Friday, 13 November 2015
Director: John Crowley
Writers: Colm Toibin (novel) and Nick Hornby (screenplay)
Seen: 3rd November 2015
Venue: IMC Galway
Snacks: Apples (healthy :P)
Mood: Dancing and Romancing
To be fair Nick Hornby has done a good enough job of adapting this Colm Toibin novel into a screenplay. The original novel does have a less ‘sugary’ feel than the film but all in all Hornby has succeeded.
Brooklyn follows the life of protagonist Eilis (Saoirse Ronan) a young girl who crosses the Atlantic to America in the 1950’s for a better life (as many Irish did at the time). Eilis finds herself homesick and struggling in this brave new world. Eventually we see her begin to adapt to her new life only to be caught up in a love triangle which highlights the struggle between her love of home and her love for her new life, the old classic old Vs new.

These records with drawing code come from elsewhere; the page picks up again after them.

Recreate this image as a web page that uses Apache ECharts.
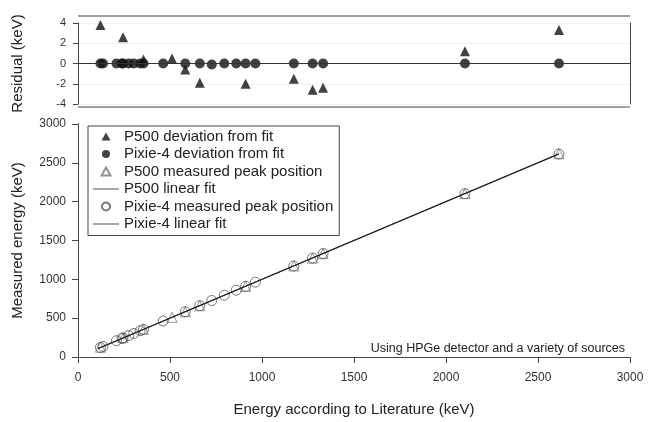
<!DOCTYPE html>
<html>
<head>
<meta charset="utf-8">
<script src="https://cdn.jsdelivr.net/npm/echarts@6/dist/echarts.min.js"></script>
<style>html,body{margin:0;padding:0;background:#fff}#chart{width:657px;height:422px}</style>
</head>
<body>
<div id="chart"></div>
<script>
// literature energies (keV)
var energies     = [122, 136, 209, 239, 245, 276, 303, 338, 356, 463, 511, 583, 662, 727, 795, 860, 911, 964, 1173, 1275, 1332, 2103, 2614];
// residuals from the fits (keV)
var p500Resid    = [3.8, null, null, null, 2.6, null, null, null, 0.4, null, 0.5, -0.6, -1.9, null, null, null, -2.0, null, -1.5, -2.6, -2.4, 1.2, 3.3];
var pixieResid   = [0, 0, 0, 0, 0, 0, 0, 0, 0, 0, null, 0, 0, -0.1, 0, 0, 0, 0, 0, 0, 0, 0, 0];
// measured peak positions (keV)
var p500Meas     = [126, null, null, null, 248, null, null, null, 356, null, 511, 582, 660, null, null, null, 909, null, 1172, 1272, 1330, 2104, 2617];
var pixieMeas    = [122, 136, 209, 239, 245, 276, 303, 338, 356, 463, null, 583, 662, 727, 795, 860, 911, 964, 1173, 1275, 1332, 2103, 2614];
var fitRange     = [110, 2614];

function pairs(xs, ys) {
    var out = [];
    xs.forEach(function(x, i){ if (ys[i] !== null) out.push([x, ys[i]]); });
    return out;
}
function plain(v) { return String(v); }

// legend icons share one 26x10 box so markers stay small and lines stay long
var box = 'M0,0L0,0M26,10L26,10';
var triIcon  = 'path://' + box + 'M13,1L17.5,9L8.5,9Z';
var dotIcon  = 'path://' + box + 'M13,1A4,4 0 1 1 12.99,1Z';
var lineIcon = 'path://' + box + 'M0,4.6L26,4.6L26,5.4L0,5.4Z';

var font = 'Liberation Sans, Arial, sans-serif';
var gray = '#444';
var chart = echarts.init(document.getElementById('chart'));

var option = {
    backgroundColor: '#fff',
    animation: false,
    textStyle: {fontFamily: font},
    grid: [
        {left: 78, right: 27, top: 23, height: 81},
        {left: 78, right: 27, top: 124, height: 235}
    ],
    xAxis: [
        {gridIndex: 0, type: 'value', min: 0, max: 3000, show: false},
        {gridIndex: 1, type: 'value', min: 0, max: 3000, interval: 500, offset: 7,
         name: 'Energy according to Literature (keV)', nameLocation: 'middle', nameGap: 38,
         nameTextStyle: {fontSize: 15, color: '#222'},
         axisLine: {lineStyle: {color: gray}}, axisTick: {length: 6, lineStyle: {color: gray}},
         axisLabel: {color: '#333', fontSize: 12, margin: 8, formatter: plain}, splitLine: {show: false}},
        {gridIndex: 1, type: 'value', min: 0, max: 3000, position: 'top',
         axisLine: {show: true, lineStyle: {color: gray}}, axisTick: {show: false},
         axisLabel: {show: false}, splitLine: {show: false}}
    ],
    yAxis: [
        {gridIndex: 0, type: 'value', min: -4, max: 4, interval: 2, offset: 6,
         name: 'Residual (keV)', nameLocation: 'middle', nameGap: 47,
         nameTextStyle: {fontSize: 15, color: '#222'},
         axisLine: {show: true, lineStyle: {color: gray}}, axisTick: {show: true, length: 5, lineStyle: {color: gray}},
         axisLabel: {color: '#333', fontSize: 11, margin: 6},
         splitLine: {show: true, lineStyle: {color: '#f0f0f0'}}},
        {gridIndex: 1, type: 'value', min: 0, max: 3000, interval: 500, offset: 6,
         name: 'Measured energy (keV)', nameLocation: 'middle', nameGap: 47,
         nameTextStyle: {fontSize: 15, color: '#222'},
         axisLine: {show: true, lineStyle: {color: gray}}, axisTick: {show: true, length: 6, lineStyle: {color: gray}},
         axisLabel: {color: '#333', fontSize: 12, margin: 6, formatter: plain}, splitLine: {show: false}},
        {gridIndex: 1, type: 'value', min: 0, max: 3000, position: 'right',
         axisLine: {show: true, lineStyle: {color: gray}}, axisTick: {show: false},
         axisLabel: {show: false}, splitLine: {show: false}},
        {gridIndex: 0, type: 'value', min: -4, max: 4, position: 'right',
         axisLine: {show: true, lineStyle: {color: gray}}, axisTick: {show: false},
         axisLabel: {show: false}, splitLine: {show: false}}
    ],
    legend: {
        left: 88, top: 126, orient: 'vertical', itemGap: 2.5, itemWidth: 26, itemHeight: 10,
        padding: [3, 6, 4, 4], borderColor: gray, borderWidth: 1, backgroundColor: '#fff',
        textStyle: {fontSize: 15, color: '#222', fontFamily: font},
        data: [
            {name: 'P500 deviation from fit', icon: triIcon},
            {name: 'Pixie-4 deviation from fit', icon: dotIcon},
            {name: 'P500 measured peak position', icon: triIcon},
            {name: 'P500 linear fit', icon: lineIcon},
            {name: 'Pixie-4 measured peak position', icon: dotIcon},
            {name: 'Pixie-4 linear fit', icon: lineIcon}
        ]
    },
    graphic: [
        {type: 'line', shape: {x1: 78, y1: 16, x2: 630, y2: 16}, style: {stroke: gray, lineWidth: 1.2}},
        {type: 'line', shape: {x1: 78, y1: 107, x2: 630, y2: 107}, style: {stroke: gray, lineWidth: 1.2}},
        {type: 'text', right: 32, top: 342, style: {text: 'Using HPGe detector and a variety of sources', fontSize: 12.5, fill: '#222', fontFamily: font}}
    ],
    series: [
        {name: 'zero', type: 'line', xAxisIndex: 0, yAxisIndex: 0, data: [[0, 0], [3000, 0]],
         symbol: 'none', lineStyle: {color: '#333', width: 1.2}, silent: true},
        {name: 'P500 deviation from fit', type: 'scatter', xAxisIndex: 0, yAxisIndex: 0,
         data: pairs(energies, p500Resid), symbol: 'triangle', symbolSize: 10, itemStyle: {color: '#111'}},
        {name: 'Pixie-4 deviation from fit', type: 'scatter', xAxisIndex: 0, yAxisIndex: 0,
         data: pairs(energies, pixieResid), symbol: 'circle', symbolSize: 10, itemStyle: {color: '#111'}},
        {name: 'P500 measured peak position', type: 'scatter', xAxisIndex: 1, yAxisIndex: 1,
         data: pairs(energies, p500Meas), symbol: 'triangle', symbolSize: 10,
         itemStyle: {color: '#fff', borderColor: '#777', borderWidth: 1}},
        {name: 'P500 linear fit', type: 'line', xAxisIndex: 1, yAxisIndex: 1,
         data: [[fitRange[0], fitRange[0]], [fitRange[1], fitRange[1] + 3]], symbol: 'none',
         lineStyle: {color: '#222', width: 1}, itemStyle: {color: '#222'}},
        {name: 'Pixie-4 measured peak position', type: 'scatter', xAxisIndex: 1, yAxisIndex: 1,
         data: pairs(energies, pixieMeas), symbol: 'circle', symbolSize: 10,
         itemStyle: {color: 'rgba(255,255,255,0)', borderColor: '#555', borderWidth: 1}},
        {name: 'Pixie-4 linear fit', type: 'line', xAxisIndex: 1, yAxisIndex: 1,
         data: [[fitRange[0], fitRange[0]], [fitRange[1], fitRange[1]]], symbol: 'none',
         lineStyle: {color: '#222', width: 1.2}, itemStyle: {color: '#222'}}
    ]
};
chart.setOption(option);
</script>
</body>
</html>
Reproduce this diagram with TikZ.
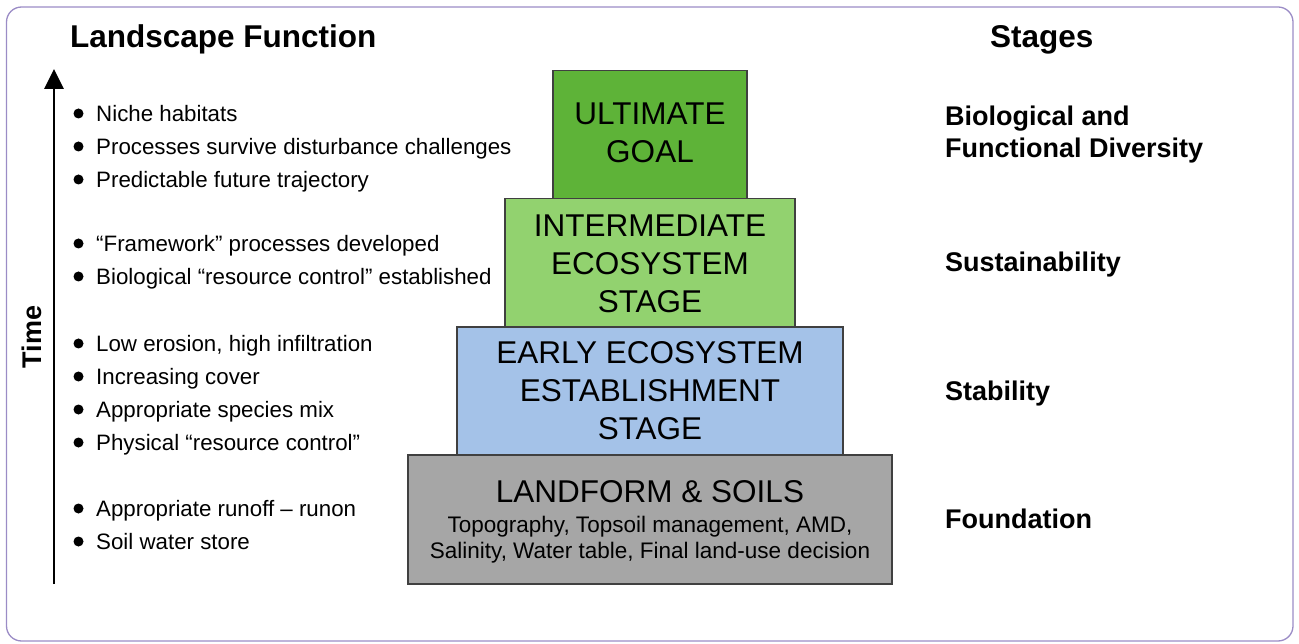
\documentclass[tikz,border=0pt]{standalone}
\usepackage{fontspec}
\setmainfont{Liberation Sans}
\usetikzlibrary{arrows.meta}
\definecolor{framecol}{RGB}{155,140,198}
\definecolor{ultcol}{RGB}{94,179,56}
\definecolor{intcol}{RGB}{146,210,111}
\definecolor{earcol}{RGB}{164,194,232}
\definecolor{lancol}{RGB}{166,166,166}
\definecolor{edgecol}{RGB}{64,64,64}
\tikzset{
  tier/.style={draw=edgecol, line width=1.2pt},
  bul/.style={anchor=base west, inner sep=0pt, font=\fontsize{22.3}{27}\selectfont},
  dot/.style={circle, fill=black, inner sep=0pt, minimum size=10pt},
  boxtxt/.style={anchor=base, inner sep=0pt, font=\fontsize{31.5}{38}\selectfont},
  subtxt/.style={anchor=base, inner sep=0pt, font=\fontsize{22.5}{27}\selectfont},
  stg/.style={anchor=base west, inner sep=0pt, font=\fontsize{27}{32}\selectfont\bfseries},
  ttl/.style={anchor=base west, inner sep=0pt, font=\fontsize{31.5}{38}\selectfont\bfseries},
}
\newcommand{\bitem}[3]{\node[dot] (d#1) at (78.5,#2-8) {};\node[bul] (b#1) at (96,#2) {#3};}
\begin{document}
\begin{tikzpicture}[x=1pt,y=-1pt]
\useasboundingbox (0,0) rectangle (1299,644);
\draw[framecol, line width=1.3pt, rounded corners=15pt] (6.5,7) rectangle (1293,641);
% titles
\node[ttl] (t1) at (70,48) {Landscape Function};
\node[ttl] (t2) at (990,48) {Stages};
% time arrow
\coordinate (abot) at (54,584);
\coordinate (atop) at (54,69);
\draw[line width=2.8pt, -{Triangle[length=20pt,width=19pt]}] (abot) -- (atop);
\node[rotate=90, anchor=center, inner sep=0pt, font=\fontsize{27}{32}\selectfont\bfseries] (time) at (32,337) {Time};
% bullets
\bitem{1}{121.5}{Niche habitats}
\bitem{2}{154.5}{Processes survive disturbance challenges}
\bitem{3}{187.5}{Predictable future trajectory}
\bitem{4}{251.5}{“Framework” processes developed}
\bitem{5}{284.5}{Biological “resource control” established}
\bitem{6}{351.5}{Low erosion, high infiltration}
\bitem{7}{384.5}{Increasing cover}
\bitem{8}{417.5}{Appropriate species mix}
\bitem{9}{450.5}{Physical “resource control”}
\bitem{10}{516.5}{Appropriate runoff – runon}
\bitem{11}{549.5}{Soil water store}
% pyramid
\path[tier, fill=ultcol] (553,70.5) rectangle (747,198.5);
\path[tier, fill=intcol] (505,198.5) rectangle (795,327);
\path[tier, fill=earcol] (457,327) rectangle (843,455);
\path[tier, fill=lancol] (408,455) rectangle (892,584);
\node[boxtxt] (u1) at (650,125) {ULTIMATE};
\node[boxtxt] (u2) at (650,163) {GOAL};
\node[boxtxt] (i1) at (650,237) {INTERMEDIATE};
\node[boxtxt] (i2) at (650,275) {ECOSYSTEM};
\node[boxtxt] (i3) at (650,312.5) {STAGE};
\node[boxtxt] (e1) at (650,363) {EARLY ECOSYSTEM};
\node[boxtxt] (e2) at (650,401) {ESTABLISHMENT};
\node[boxtxt] (e3) at (650,439) {STAGE};
\node[boxtxt] (l1) at (650,502) {LANDFORM \& SOILS};
\node[subtxt] (l2) at (650,532) {Topography, Topsoil management, AMD,};
\node[subtxt] (l3) at (650,558) {Salinity, Water table, Final land-use decision};
% stages
\node[stg] (s1) at (945,126) {Biological and};
\node[stg] (s2) at (945,158) {Functional Diversity};
\node[stg] (s3) at (945,271.5) {Sustainability};
\node[stg] (s4) at (945,400.5) {Stability};
\node[stg] (s5) at (945,528.5) {Foundation};
\end{tikzpicture}
\end{document}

I am not going to say anymore about the plot, I will however say there isn’t really anything new here. This might be unpopular with some but I feel I have seen this film a thousand times and it verged on being a little boring for me.
The positive points are the performances from Ronan as Eilis and the (always) brilliant Julie Walters. Ronan plays the part with great subtlety and great charisma, at such a young age it will be interesting to see where she goes from here. Julie Walters is as funny and believable as ever - truly one of my favourite actress’If you fancy a very watchable romantic film to go to and while away a few hours then go see Brooklyn but do not expect to be blown away.